======== Data extract ========
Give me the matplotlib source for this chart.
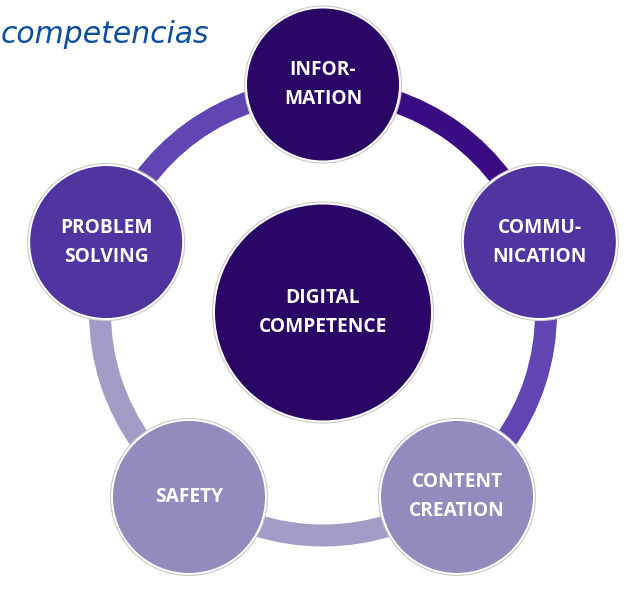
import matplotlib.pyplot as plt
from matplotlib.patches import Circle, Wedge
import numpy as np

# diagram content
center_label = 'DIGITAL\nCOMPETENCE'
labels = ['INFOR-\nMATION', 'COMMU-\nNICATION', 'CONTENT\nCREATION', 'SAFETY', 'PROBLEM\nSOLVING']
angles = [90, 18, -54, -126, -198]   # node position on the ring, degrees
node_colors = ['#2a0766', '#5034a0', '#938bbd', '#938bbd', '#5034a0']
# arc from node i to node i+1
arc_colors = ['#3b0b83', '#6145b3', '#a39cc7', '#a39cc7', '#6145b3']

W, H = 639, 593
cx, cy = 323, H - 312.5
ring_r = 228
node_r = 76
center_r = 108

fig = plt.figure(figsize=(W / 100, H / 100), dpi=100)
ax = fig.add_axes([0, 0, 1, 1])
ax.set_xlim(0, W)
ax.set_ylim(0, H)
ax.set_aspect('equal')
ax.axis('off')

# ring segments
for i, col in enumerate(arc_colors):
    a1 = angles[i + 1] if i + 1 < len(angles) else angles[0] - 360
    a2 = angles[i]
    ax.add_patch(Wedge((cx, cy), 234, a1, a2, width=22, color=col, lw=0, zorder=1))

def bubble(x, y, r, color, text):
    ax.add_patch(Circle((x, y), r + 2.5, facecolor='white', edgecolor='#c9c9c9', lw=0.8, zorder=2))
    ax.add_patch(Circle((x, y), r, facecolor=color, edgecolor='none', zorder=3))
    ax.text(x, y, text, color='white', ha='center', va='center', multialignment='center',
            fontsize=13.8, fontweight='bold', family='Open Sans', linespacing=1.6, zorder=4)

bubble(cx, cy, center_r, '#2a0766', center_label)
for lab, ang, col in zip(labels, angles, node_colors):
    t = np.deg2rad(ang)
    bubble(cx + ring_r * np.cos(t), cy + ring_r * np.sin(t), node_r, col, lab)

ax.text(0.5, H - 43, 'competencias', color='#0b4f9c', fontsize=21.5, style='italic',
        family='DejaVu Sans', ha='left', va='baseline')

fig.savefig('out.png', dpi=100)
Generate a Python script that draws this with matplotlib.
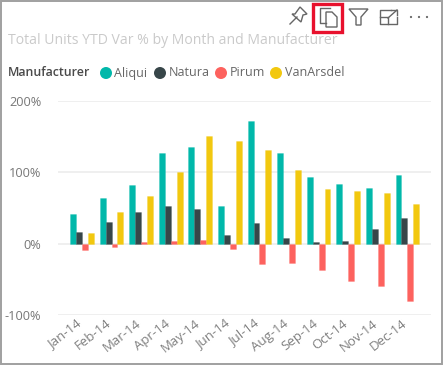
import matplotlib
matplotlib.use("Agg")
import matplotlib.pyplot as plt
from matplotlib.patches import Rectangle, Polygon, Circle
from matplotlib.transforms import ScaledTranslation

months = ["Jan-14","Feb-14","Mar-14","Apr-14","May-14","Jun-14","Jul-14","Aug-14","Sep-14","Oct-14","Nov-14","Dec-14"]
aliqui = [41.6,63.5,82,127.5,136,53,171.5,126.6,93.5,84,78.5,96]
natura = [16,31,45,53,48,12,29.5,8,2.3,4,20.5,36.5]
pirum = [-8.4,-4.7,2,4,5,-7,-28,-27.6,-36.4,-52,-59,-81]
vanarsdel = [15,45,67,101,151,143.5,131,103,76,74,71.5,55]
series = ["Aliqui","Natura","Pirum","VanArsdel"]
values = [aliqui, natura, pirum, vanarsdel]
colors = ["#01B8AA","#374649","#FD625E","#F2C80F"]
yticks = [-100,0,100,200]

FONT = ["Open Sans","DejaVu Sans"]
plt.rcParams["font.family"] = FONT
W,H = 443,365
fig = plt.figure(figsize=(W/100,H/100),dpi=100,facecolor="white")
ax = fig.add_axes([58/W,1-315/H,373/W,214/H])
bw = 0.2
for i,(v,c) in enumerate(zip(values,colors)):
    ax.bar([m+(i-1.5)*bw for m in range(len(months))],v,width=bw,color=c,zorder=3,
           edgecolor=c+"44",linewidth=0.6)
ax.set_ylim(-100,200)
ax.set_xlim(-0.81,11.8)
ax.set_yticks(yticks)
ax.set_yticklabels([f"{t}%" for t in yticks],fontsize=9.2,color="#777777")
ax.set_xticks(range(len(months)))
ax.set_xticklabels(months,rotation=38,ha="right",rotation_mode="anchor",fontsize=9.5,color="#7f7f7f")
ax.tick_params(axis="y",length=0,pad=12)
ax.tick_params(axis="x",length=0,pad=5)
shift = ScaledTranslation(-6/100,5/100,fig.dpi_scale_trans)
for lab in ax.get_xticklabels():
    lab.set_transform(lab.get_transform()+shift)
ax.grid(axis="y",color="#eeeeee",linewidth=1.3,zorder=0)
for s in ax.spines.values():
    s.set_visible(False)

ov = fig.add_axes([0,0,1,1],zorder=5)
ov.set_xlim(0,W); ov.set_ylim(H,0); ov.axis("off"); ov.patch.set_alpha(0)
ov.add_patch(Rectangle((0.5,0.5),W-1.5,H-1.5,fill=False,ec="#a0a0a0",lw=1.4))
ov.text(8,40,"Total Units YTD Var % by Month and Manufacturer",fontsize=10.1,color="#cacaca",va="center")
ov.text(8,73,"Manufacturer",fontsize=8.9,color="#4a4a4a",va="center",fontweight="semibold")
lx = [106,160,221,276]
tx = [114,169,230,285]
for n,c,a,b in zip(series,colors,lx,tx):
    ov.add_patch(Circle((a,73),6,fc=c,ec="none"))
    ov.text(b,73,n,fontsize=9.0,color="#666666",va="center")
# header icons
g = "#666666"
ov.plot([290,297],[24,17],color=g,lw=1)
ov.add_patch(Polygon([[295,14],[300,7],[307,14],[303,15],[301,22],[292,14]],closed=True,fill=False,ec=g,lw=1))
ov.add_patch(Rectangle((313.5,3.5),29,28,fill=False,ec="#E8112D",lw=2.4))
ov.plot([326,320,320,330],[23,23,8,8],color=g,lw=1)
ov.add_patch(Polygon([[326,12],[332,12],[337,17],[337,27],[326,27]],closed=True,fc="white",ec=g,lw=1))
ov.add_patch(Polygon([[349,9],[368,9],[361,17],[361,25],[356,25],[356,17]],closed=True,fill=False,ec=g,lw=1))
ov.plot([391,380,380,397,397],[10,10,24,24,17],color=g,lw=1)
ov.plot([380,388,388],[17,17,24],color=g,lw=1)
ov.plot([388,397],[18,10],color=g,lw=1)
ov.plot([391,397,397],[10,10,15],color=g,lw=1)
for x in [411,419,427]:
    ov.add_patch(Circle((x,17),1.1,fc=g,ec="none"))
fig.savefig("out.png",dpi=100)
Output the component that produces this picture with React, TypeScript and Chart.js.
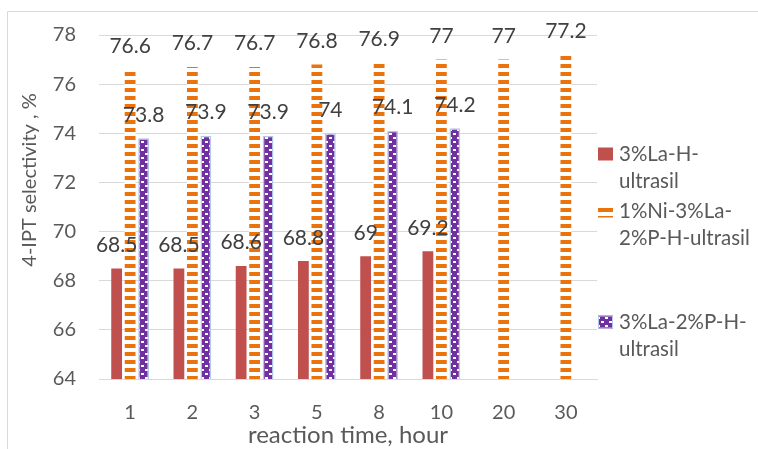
========
Task instructions: Using the data above, print only the lines starting at the one with "Generate a Python" and ending at the one with "s.set_visible(False)", exactly as they stand, minus the pictures.

Result of the exercise:
Generate a Python script that draws this with matplotlib.
import matplotlib
matplotlib.use("Agg")
import matplotlib.pyplot as plt
from matplotlib.patches import Rectangle, Polygon, Circle
from matplotlib.transforms import ScaledTranslation

months = ["Jan-14","Feb-14","Mar-14","Apr-14","May-14","Jun-14","Jul-14","Aug-14","Sep-14","Oct-14","Nov-14","Dec-14"]
aliqui = [41.6,63.5,82,127.5,136,53,171.5,126.6,93.5,84,78.5,96]
natura = [16,31,45,53,48,12,29.5,8,2.3,4,20.5,36.5]
pirum = [-8.4,-4.7,2,4,5,-7,-28,-27.6,-36.4,-52,-59,-81]
vanarsdel = [15,45,67,101,151,143.5,131,103,76,74,71.5,55]
series = ["Aliqui","Natura","Pirum","VanArsdel"]
values = [aliqui, natura, pirum, vanarsdel]
colors = ["#01B8AA","#374649","#FD625E","#F2C80F"]
yticks = [-100,0,100,200]

FONT = ["Open Sans","DejaVu Sans"]
plt.rcParams["font.family"] = FONT
W,H = 443,365
fig = plt.figure(figsize=(W/100,H/100),dpi=100,facecolor="white")
ax = fig.add_axes([58/W,1-315/H,373/W,214/H])
bw = 0.2
for i,(v,c) in enumerate(zip(values,colors)):
    ax.bar([m+(i-1.5)*bw for m in range(len(months))],v,width=bw,color=c,zorder=3,
           edgecolor=c+"44",linewidth=0.6)
ax.set_ylim(-100,200)
ax.set_xlim(-0.81,11.8)
ax.set_yticks(yticks)
ax.set_yticklabels([f"{t}%" for t in yticks],fontsize=9.2,color="#777777")
ax.set_xticks(range(len(months)))
ax.set_xticklabels(months,rotation=38,ha="right",rotation_mode="anchor",fontsize=9.5,color="#7f7f7f")
ax.tick_params(axis="y",length=0,pad=12)
ax.tick_params(axis="x",length=0,pad=5)
shift = ScaledTranslation(-6/100,5/100,fig.dpi_scale_trans)
for lab in ax.get_xticklabels():
    lab.set_transform(lab.get_transform()+shift)
ax.grid(axis="y",color="#eeeeee",linewidth=1.3,zorder=0)
for s in ax.spines.values():
    s.set_visible(False)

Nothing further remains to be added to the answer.